> [Set problem] Starting at the first line of the listing below, retype each line up to and including the one that contains "d3.scaleLog().domain([1e-3, 1]).range([pBottom, pTop]);". Leave pictures out.

Start of Dataset section

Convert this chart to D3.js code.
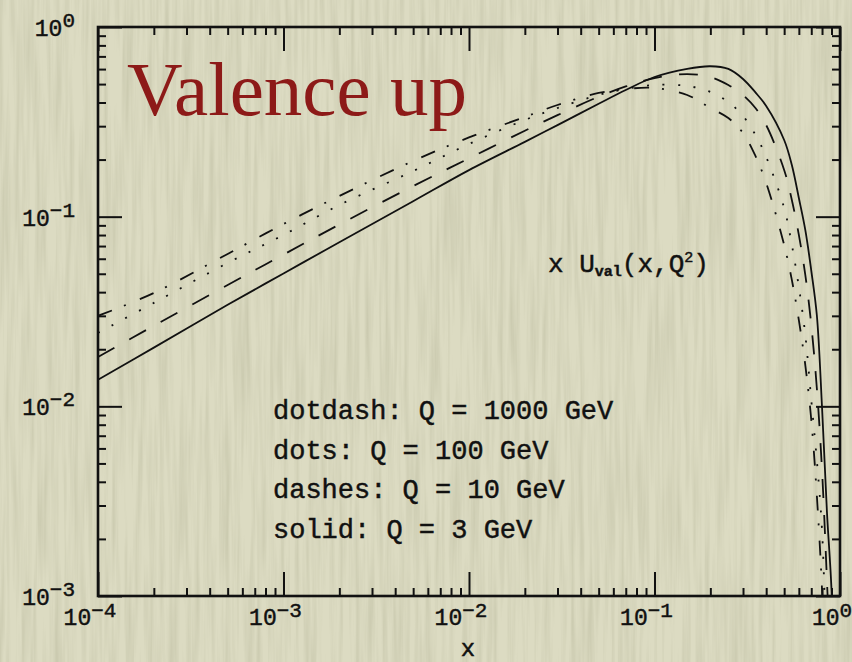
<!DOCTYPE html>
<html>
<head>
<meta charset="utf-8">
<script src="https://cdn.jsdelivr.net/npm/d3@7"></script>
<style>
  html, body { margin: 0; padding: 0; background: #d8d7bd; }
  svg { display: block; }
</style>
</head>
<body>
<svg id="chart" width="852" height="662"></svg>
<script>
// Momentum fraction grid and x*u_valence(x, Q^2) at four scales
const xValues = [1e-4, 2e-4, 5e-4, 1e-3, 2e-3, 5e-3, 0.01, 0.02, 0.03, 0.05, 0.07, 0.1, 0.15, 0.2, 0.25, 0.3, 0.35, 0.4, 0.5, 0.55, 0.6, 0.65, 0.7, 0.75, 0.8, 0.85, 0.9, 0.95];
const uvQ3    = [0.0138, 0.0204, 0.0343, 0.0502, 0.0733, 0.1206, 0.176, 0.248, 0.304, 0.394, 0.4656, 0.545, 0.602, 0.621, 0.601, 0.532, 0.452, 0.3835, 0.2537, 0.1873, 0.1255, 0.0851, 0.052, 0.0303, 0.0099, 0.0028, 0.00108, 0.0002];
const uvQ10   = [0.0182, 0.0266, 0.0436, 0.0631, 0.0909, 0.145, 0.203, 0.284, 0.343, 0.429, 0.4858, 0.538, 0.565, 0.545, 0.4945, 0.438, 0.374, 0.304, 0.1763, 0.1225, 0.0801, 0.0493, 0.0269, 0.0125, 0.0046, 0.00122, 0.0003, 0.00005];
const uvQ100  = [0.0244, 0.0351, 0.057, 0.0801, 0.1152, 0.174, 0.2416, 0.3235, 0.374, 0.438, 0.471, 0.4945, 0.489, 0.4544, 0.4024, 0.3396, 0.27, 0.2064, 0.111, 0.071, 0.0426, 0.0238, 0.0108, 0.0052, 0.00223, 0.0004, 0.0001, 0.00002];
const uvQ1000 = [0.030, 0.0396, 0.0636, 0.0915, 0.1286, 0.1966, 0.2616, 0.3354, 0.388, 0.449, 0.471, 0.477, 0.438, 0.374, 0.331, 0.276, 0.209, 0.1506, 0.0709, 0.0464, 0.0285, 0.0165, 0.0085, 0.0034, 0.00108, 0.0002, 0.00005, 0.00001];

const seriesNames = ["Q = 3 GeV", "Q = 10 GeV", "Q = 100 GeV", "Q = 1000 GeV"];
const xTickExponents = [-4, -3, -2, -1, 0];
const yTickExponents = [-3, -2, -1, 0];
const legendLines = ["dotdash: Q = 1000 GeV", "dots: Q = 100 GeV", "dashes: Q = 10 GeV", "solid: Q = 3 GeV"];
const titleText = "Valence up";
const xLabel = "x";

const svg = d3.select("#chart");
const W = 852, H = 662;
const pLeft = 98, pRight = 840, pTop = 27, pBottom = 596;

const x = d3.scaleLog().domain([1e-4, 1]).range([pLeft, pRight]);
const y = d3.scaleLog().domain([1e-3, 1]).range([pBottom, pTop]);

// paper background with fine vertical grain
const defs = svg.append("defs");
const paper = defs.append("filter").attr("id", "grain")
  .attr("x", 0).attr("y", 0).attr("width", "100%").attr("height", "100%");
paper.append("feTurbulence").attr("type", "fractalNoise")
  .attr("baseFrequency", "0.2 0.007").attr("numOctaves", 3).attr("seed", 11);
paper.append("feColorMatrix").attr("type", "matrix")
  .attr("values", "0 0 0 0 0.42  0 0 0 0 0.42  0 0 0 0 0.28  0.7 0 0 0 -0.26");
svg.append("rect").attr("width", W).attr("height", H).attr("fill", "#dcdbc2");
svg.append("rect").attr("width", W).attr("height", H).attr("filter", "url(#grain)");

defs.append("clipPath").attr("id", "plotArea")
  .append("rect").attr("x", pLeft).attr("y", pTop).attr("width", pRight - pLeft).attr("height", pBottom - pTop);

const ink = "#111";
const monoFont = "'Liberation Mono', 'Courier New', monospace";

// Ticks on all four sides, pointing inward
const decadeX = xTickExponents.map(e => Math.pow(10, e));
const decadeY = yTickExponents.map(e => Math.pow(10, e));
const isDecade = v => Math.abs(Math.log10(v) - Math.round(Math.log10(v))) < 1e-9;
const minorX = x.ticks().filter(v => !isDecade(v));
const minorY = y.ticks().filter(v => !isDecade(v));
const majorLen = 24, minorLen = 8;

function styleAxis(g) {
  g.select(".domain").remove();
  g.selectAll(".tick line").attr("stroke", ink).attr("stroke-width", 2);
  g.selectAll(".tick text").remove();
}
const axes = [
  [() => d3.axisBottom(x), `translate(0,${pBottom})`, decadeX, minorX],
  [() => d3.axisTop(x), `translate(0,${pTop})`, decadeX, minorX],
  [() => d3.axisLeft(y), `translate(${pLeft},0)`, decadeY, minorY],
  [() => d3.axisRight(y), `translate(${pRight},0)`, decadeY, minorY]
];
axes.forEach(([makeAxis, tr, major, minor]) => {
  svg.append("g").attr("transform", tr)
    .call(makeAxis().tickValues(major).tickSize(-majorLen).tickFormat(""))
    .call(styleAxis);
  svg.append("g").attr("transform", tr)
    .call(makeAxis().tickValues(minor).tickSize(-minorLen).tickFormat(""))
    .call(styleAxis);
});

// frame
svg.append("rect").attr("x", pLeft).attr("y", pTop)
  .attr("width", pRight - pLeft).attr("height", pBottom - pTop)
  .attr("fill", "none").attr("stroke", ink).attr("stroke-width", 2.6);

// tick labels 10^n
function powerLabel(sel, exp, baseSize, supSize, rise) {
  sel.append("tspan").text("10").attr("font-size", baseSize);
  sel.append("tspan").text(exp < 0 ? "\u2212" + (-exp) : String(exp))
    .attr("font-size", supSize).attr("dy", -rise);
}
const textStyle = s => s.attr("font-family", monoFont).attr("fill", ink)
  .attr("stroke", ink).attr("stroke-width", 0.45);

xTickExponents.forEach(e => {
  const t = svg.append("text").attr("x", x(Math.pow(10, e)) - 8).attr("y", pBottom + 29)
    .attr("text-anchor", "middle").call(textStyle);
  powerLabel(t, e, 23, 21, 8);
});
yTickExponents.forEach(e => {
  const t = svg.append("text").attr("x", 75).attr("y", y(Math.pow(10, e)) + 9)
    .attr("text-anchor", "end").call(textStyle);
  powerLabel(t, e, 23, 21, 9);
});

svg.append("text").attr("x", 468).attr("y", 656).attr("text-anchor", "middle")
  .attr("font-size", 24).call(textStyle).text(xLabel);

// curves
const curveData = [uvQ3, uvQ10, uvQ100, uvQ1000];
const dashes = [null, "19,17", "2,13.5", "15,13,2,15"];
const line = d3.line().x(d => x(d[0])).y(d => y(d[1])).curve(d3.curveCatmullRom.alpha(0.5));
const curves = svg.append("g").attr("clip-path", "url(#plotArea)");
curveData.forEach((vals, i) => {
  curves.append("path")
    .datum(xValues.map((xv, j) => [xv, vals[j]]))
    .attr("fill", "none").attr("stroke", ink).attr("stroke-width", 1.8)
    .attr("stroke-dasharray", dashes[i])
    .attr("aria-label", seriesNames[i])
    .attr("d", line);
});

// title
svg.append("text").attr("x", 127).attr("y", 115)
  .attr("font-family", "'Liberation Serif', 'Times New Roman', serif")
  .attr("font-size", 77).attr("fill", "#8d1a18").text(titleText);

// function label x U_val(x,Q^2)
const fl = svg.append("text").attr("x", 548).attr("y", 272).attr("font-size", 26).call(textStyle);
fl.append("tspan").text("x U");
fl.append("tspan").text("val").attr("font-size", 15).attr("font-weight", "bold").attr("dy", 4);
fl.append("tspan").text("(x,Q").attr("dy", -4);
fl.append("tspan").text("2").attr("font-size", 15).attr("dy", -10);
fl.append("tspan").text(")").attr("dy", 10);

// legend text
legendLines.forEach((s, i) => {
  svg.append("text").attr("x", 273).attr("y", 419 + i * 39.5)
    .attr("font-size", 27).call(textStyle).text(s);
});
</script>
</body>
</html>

End of Dataset section

> [Solution below]
Convert this chart to D3.js code.
<!DOCTYPE html>
<html>
<head>
<meta charset="utf-8">
<script src="https://cdn.jsdelivr.net/npm/d3@7"></script>
<style>
  html, body { margin: 0; padding: 0; background: #d8d7bd; }
  svg { display: block; }
</style>
</head>
<body>
<svg id="chart" width="852" height="662"></svg>
<script>
// Momentum fraction grid and x*u_valence(x, Q^2) at four scales
const xValues = [1e-4, 2e-4, 5e-4, 1e-3, 2e-3, 5e-3, 0.01, 0.02, 0.03, 0.05, 0.07, 0.1, 0.15, 0.2, 0.25, 0.3, 0.35, 0.4, 0.5, 0.55, 0.6, 0.65, 0.7, 0.75, 0.8, 0.85, 0.9, 0.95];
const uvQ3    = [0.0138, 0.0204, 0.0343, 0.0502, 0.0733, 0.1206, 0.176, 0.248, 0.304, 0.394, 0.4656, 0.545, 0.602, 0.621, 0.601, 0.532, 0.452, 0.3835, 0.2537, 0.1873, 0.1255, 0.0851, 0.052, 0.0303, 0.0099, 0.0028, 0.00108, 0.0002];
const uvQ10   = [0.0182, 0.0266, 0.0436, 0.0631, 0.0909, 0.145, 0.203, 0.284, 0.343, 0.429, 0.4858, 0.538, 0.565, 0.545, 0.4945, 0.438, 0.374, 0.304, 0.1763, 0.1225, 0.0801, 0.0493, 0.0269, 0.0125, 0.0046, 0.00122, 0.0003, 0.00005];
const uvQ100  = [0.0244, 0.0351, 0.057, 0.0801, 0.1152, 0.174, 0.2416, 0.3235, 0.374, 0.438, 0.471, 0.4945, 0.489, 0.4544, 0.4024, 0.3396, 0.27, 0.2064, 0.111, 0.071, 0.0426, 0.0238, 0.0108, 0.0052, 0.00223, 0.0004, 0.0001, 0.00002];
const uvQ1000 = [0.030, 0.0396, 0.0636, 0.0915, 0.1286, 0.1966, 0.2616, 0.3354, 0.388, 0.449, 0.471, 0.477, 0.438, 0.374, 0.331, 0.276, 0.209, 0.1506, 0.0709, 0.0464, 0.0285, 0.0165, 0.0085, 0.0034, 0.00108, 0.0002, 0.00005, 0.00001];

const seriesNames = ["Q = 3 GeV", "Q = 10 GeV", "Q = 100 GeV", "Q = 1000 GeV"];
const xTickExponents = [-4, -3, -2, -1, 0];
const yTickExponents = [-3, -2, -1, 0];
const legendLines = ["dotdash: Q = 1000 GeV", "dots: Q = 100 GeV", "dashes: Q = 10 GeV", "solid: Q = 3 GeV"];
const titleText = "Valence up";
const xLabel = "x";

const svg = d3.select("#chart");
const W = 852, H = 662;
const pLeft = 98, pRight = 840, pTop = 27, pBottom = 596;

const x = d3.scaleLog().domain([1e-4, 1]).range([pLeft, pRight]);
const y = d3.scaleLog().domain([1e-3, 1]).range([pBottom, pTop]);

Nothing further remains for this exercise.